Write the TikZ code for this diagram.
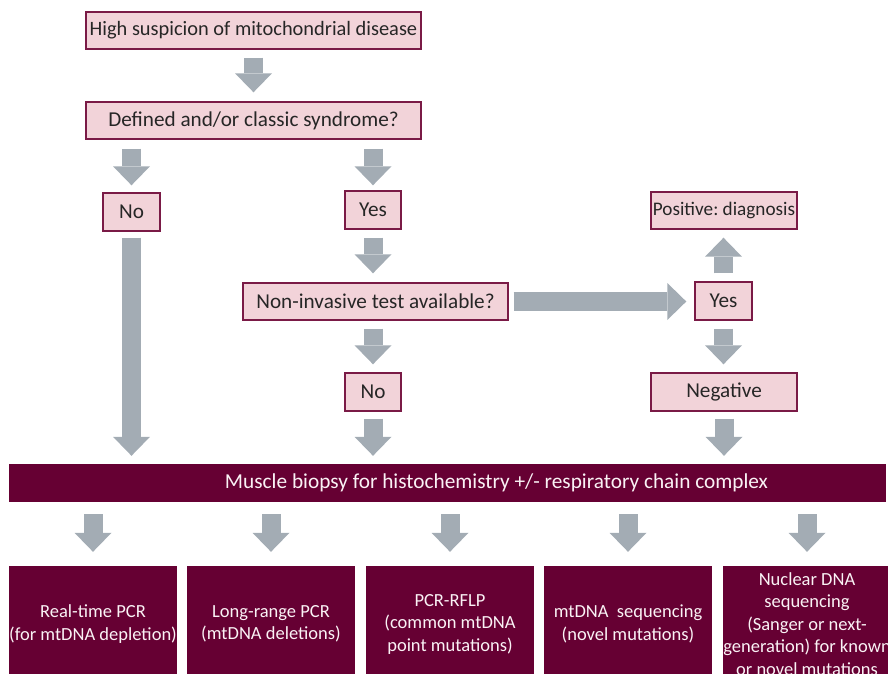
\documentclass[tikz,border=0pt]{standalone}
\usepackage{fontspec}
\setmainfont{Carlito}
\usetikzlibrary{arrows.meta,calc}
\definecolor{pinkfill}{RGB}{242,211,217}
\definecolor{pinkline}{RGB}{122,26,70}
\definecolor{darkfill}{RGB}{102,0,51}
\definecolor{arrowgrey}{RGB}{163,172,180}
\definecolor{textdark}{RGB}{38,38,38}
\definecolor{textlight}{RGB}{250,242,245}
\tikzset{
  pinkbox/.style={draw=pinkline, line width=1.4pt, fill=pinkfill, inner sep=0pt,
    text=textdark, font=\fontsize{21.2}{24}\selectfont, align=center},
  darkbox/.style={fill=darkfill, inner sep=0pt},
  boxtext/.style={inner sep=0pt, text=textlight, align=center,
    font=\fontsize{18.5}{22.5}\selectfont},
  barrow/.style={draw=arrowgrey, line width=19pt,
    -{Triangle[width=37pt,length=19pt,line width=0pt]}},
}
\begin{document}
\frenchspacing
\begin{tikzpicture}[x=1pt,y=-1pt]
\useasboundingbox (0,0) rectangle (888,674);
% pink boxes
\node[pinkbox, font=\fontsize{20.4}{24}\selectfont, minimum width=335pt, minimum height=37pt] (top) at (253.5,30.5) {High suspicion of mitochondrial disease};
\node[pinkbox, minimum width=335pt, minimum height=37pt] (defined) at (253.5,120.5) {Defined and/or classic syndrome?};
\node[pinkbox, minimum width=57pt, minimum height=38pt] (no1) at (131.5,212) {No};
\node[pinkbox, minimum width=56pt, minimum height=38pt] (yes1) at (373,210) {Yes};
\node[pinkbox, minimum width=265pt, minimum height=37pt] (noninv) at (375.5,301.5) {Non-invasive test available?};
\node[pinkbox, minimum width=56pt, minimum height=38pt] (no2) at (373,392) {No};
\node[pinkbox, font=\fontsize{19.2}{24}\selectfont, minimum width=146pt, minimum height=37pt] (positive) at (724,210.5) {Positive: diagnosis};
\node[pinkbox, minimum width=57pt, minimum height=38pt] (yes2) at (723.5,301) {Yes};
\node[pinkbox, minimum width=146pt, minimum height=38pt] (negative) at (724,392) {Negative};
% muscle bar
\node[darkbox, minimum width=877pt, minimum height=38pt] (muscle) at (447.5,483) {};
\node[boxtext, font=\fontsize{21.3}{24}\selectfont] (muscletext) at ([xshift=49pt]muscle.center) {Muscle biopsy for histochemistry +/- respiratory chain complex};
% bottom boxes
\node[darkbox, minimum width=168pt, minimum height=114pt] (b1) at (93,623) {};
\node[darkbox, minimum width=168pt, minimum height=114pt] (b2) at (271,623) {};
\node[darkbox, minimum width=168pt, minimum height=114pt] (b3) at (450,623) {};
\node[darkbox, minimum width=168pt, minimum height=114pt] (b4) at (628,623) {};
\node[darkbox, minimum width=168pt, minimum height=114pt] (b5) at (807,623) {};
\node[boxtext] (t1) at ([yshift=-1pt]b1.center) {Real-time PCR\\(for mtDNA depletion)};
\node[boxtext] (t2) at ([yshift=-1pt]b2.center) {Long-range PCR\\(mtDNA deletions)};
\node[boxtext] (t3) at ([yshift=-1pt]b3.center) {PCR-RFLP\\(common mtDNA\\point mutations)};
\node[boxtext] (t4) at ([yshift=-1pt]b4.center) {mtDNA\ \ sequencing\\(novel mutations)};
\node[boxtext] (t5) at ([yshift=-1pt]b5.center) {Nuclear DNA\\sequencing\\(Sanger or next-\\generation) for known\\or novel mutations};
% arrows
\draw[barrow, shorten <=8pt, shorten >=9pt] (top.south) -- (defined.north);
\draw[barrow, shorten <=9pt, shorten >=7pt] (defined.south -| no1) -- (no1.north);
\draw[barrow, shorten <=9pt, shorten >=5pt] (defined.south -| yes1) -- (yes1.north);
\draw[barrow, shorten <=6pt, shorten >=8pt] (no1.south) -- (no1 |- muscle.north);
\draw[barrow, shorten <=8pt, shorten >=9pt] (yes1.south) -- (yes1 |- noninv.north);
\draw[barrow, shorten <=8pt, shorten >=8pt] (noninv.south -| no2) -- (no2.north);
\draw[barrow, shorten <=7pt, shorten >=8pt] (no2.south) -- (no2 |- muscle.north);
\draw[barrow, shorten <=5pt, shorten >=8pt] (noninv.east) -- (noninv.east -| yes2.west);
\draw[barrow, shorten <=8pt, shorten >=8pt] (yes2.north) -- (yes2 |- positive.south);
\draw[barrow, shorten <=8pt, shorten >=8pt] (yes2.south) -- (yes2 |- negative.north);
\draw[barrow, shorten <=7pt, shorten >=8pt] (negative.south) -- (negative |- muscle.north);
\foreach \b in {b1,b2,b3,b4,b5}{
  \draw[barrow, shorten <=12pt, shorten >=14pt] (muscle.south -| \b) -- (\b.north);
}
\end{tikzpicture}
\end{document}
§
• [TASK REQUIREMENTS]: Without the pictures, repeat the listing above exactly.

• [FINAL ANSWER]:
Write the TikZ code for this diagram.
\documentclass[tikz,border=0pt]{standalone}
\usepackage{fontspec}
\setmainfont{Carlito}
\usetikzlibrary{arrows.meta,calc}
\definecolor{pinkfill}{RGB}{242,211,217}
\definecolor{pinkline}{RGB}{122,26,70}
\definecolor{darkfill}{RGB}{102,0,51}
\definecolor{arrowgrey}{RGB}{163,172,180}
\definecolor{textdark}{RGB}{38,38,38}
\definecolor{textlight}{RGB}{250,242,245}
\tikzset{
  pinkbox/.style={draw=pinkline, line width=1.4pt, fill=pinkfill, inner sep=0pt,
    text=textdark, font=\fontsize{21.2}{24}\selectfont, align=center},
  darkbox/.style={fill=darkfill, inner sep=0pt},
  boxtext/.style={inner sep=0pt, text=textlight, align=center,
    font=\fontsize{18.5}{22.5}\selectfont},
  barrow/.style={draw=arrowgrey, line width=19pt,
    -{Triangle[width=37pt,length=19pt,line width=0pt]}},
}
\begin{document}
\frenchspacing
\begin{tikzpicture}[x=1pt,y=-1pt]
\useasboundingbox (0,0) rectangle (888,674);
% pink boxes
\node[pinkbox, font=\fontsize{20.4}{24}\selectfont, minimum width=335pt, minimum height=37pt] (top) at (253.5,30.5) {High suspicion of mitochondrial disease};
\node[pinkbox, minimum width=335pt, minimum height=37pt] (defined) at (253.5,120.5) {Defined and/or classic syndrome?};
\node[pinkbox, minimum width=57pt, minimum height=38pt] (no1) at (131.5,212) {No};
\node[pinkbox, minimum width=56pt, minimum height=38pt] (yes1) at (373,210) {Yes};
\node[pinkbox, minimum width=265pt, minimum height=37pt] (noninv) at (375.5,301.5) {Non-invasive test available?};
\node[pinkbox, minimum width=56pt, minimum height=38pt] (no2) at (373,392) {No};
\node[pinkbox, font=\fontsize{19.2}{24}\selectfont, minimum width=146pt, minimum height=37pt] (positive) at (724,210.5) {Positive: diagnosis};
\node[pinkbox, minimum width=57pt, minimum height=38pt] (yes2) at (723.5,301) {Yes};
\node[pinkbox, minimum width=146pt, minimum height=38pt] (negative) at (724,392) {Negative};
% muscle bar
\node[darkbox, minimum width=877pt, minimum height=38pt] (muscle) at (447.5,483) {};
\node[boxtext, font=\fontsize{21.3}{24}\selectfont] (muscletext) at ([xshift=49pt]muscle.center) {Muscle biopsy for histochemistry +/- respiratory chain complex};
% bottom boxes
\node[darkbox, minimum width=168pt, minimum height=114pt] (b1) at (93,623) {};
\node[darkbox, minimum width=168pt, minimum height=114pt] (b2) at (271,623) {};
\node[darkbox, minimum width=168pt, minimum height=114pt] (b3) at (450,623) {};
\node[darkbox, minimum width=168pt, minimum height=114pt] (b4) at (628,623) {};
\node[darkbox, minimum width=168pt, minimum height=114pt] (b5) at (807,623) {};
\node[boxtext] (t1) at ([yshift=-1pt]b1.center) {Real-time PCR\\(for mtDNA depletion)};
\node[boxtext] (t2) at ([yshift=-1pt]b2.center) {Long-range PCR\\(mtDNA deletions)};
\node[boxtext] (t3) at ([yshift=-1pt]b3.center) {PCR-RFLP\\(common mtDNA\\point mutations)};
\node[boxtext] (t4) at ([yshift=-1pt]b4.center) {mtDNA\ \ sequencing\\(novel mutations)};
\node[boxtext] (t5) at ([yshift=-1pt]b5.center) {Nuclear DNA\\sequencing\\(Sanger or next-\\generation) for known\\or novel mutations};
% arrows
\draw[barrow, shorten <=8pt, shorten >=9pt] (top.south) -- (defined.north);
\draw[barrow, shorten <=9pt, shorten >=7pt] (defined.south -| no1) -- (no1.north);
\draw[barrow, shorten <=9pt, shorten >=5pt] (defined.south -| yes1) -- (yes1.north);
\draw[barrow, shorten <=6pt, shorten >=8pt] (no1.south) -- (no1 |- muscle.north);
\draw[barrow, shorten <=8pt, shorten >=9pt] (yes1.south) -- (yes1 |- noninv.north);
\draw[barrow, shorten <=8pt, shorten >=8pt] (noninv.south -| no2) -- (no2.north);
\draw[barrow, shorten <=7pt, shorten >=8pt] (no2.south) -- (no2 |- muscle.north);
\draw[barrow, shorten <=5pt, shorten >=8pt] (noninv.east) -- (noninv.east -| yes2.west);
\draw[barrow, shorten <=8pt, shorten >=8pt] (yes2.north) -- (yes2 |- positive.south);
\draw[barrow, shorten <=8pt, shorten >=8pt] (yes2.south) -- (yes2 |- negative.north);
\draw[barrow, shorten <=7pt, shorten >=8pt] (negative.south) -- (negative |- muscle.north);
\foreach \b in {b1,b2,b3,b4,b5}{
  \draw[barrow, shorten <=12pt, shorten >=14pt] (muscle.south -| \b) -- (\b.north);
}
\end{tikzpicture}
\end{document}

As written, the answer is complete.